We went up to our terrace to watch the still rising flood but we witnessed something more terrifying. A loud crash and sound of rushing water signaled the collapse of the walls that protected our street from the creek behind our houses. You see, a creek runs through our village, and with luck it so happens to run right behind the houses of street. This wall has been built, rebuilt and repaired through the years of seasonal rain and flood that turn this small creek to a raging river, but with the recent passing of Milenyo it weakened the dike with falling trees and battering force of wind and water. At least three sections of the wall collapsed, two behind the houses beside ours. We watched as our neighbor’s furniture was washed away. We started to worry about our house too, but thank God we didn’t suffer the same fate.

After a few hours the water started to recede. During that time I just took pictures and videos. Before midnight the water has already gone down to knee level, if your standing on the street that is, or enough to leave our house.

I spent my first sleepless college night throwing out bucketfuls of flood water out of our house, shoveling, scraping and moping mud off our floor, hosing down furniture, and generally cleaning up our house while still videotaping and taking pictures of it all.

This morning you could see the damage that that flashflood did.

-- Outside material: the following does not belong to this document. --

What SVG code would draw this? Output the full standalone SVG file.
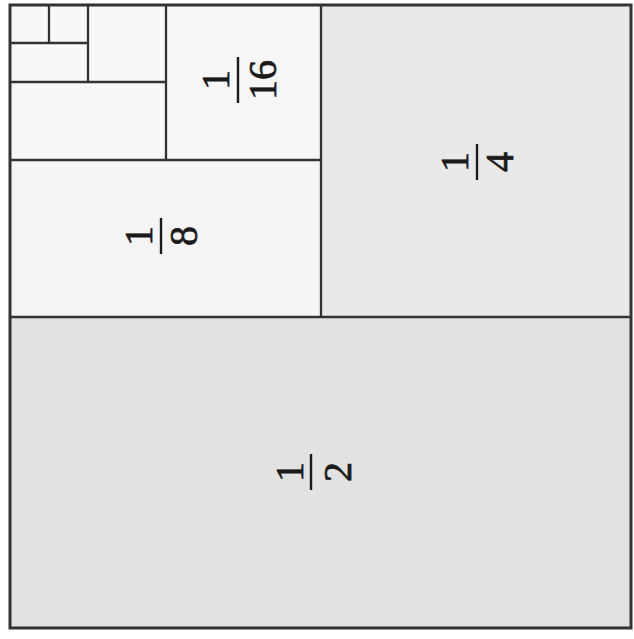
<svg xmlns="http://www.w3.org/2000/svg" width="634" height="639" viewBox="0 0 634 639">
<style>
.ln{stroke:#333333;stroke-width:2.3;fill:none}
.fr{font-family:"Liberation Serif","DejaVu Serif",serif;font-size:40px;fill:#1a1a1a;stroke:#1a1a1a;stroke-width:0.7;text-anchor:middle}
.bar{stroke:#1a1a1a;stroke-width:2.4}
</style>
<rect width="634" height="639" fill="#ffffff"/>
<g id="half"><rect x="10" y="317" width="621" height="311" fill="#e2e2e2"/></g>
<g id="quarter"><rect x="321" y="5" width="310" height="312" fill="#e9e9e9"/></g>
<g id="eighth"><rect x="10" y="160" width="311" height="157" fill="#f5f5f5"/></g>
<g id="sixteenth"><rect x="166" y="5" width="155" height="155" fill="#f7f7f7"/></g>
<g id="rest"><rect x="10" y="5" width="156" height="155" fill="#f8f8f8"/></g>
<g id="connectors">
<line class="ln" x1="10" y1="317" x2="631" y2="317"/>
<line class="ln" x1="321" y1="5" x2="321" y2="317"/>
<line class="ln" x1="10" y1="160" x2="321" y2="160"/>
<line class="ln" x1="166" y1="5" x2="166" y2="160"/>
<line class="ln" x1="10" y1="82" x2="166" y2="82"/>
<line class="ln" x1="88" y1="5" x2="88" y2="82"/>
<line class="ln" x1="10" y1="43" x2="88" y2="43"/>
<line class="ln" x1="49" y1="5" x2="49" y2="43"/>
<rect x="10" y="5" width="621" height="623" fill="none" stroke="#333333" stroke-width="3"/>
</g>
<g id="label-half" transform="translate(311,472) rotate(-90)">
<text class="fr" x="0" y="-8">1</text><line class="bar" x1="-18" y1="0" x2="18" y2="0"/><text class="fr" x="0" y="40">2</text>
</g>
<g id="label-quarter" transform="translate(477,162) rotate(-90)">
<text class="fr" x="0" y="-9">1</text><line class="bar" x1="-18" y1="0" x2="18" y2="0"/><text class="fr" x="0" y="36">4</text>
</g>
<g id="label-eighth" transform="translate(161,236) rotate(-90)">
<text class="fr" x="0" y="-9">1</text><line class="bar" x1="-18" y1="0" x2="18" y2="0"/><text class="fr" x="0" y="36">8</text>
</g>
<g id="label-sixteenth" transform="translate(238,80) rotate(-90)">
<text class="fr" x="0" y="-9">1</text><line class="bar" x1="-23" y1="0" x2="23" y2="0"/><text class="fr" x="0" y="38">16</text>
</g>
</svg>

We are ankle-deep in the slipperiest softest mud, and you can see the neighbors salvaging what they can after the whitewater – or should I say brown water washed away all their stuff.

I didn’t go to my only class today, because I’m still mud in, and there are still more things to be cleaned. I did become the unofficial documenter of the devastation our street experienced. I got like 50+ pics and 5 minutes of video. I can’t post all those pics here in my humble corner of the blogosphere, so that’s why I made up my mind about getting my own multiply account. Yeah, I think that’s a very good idea.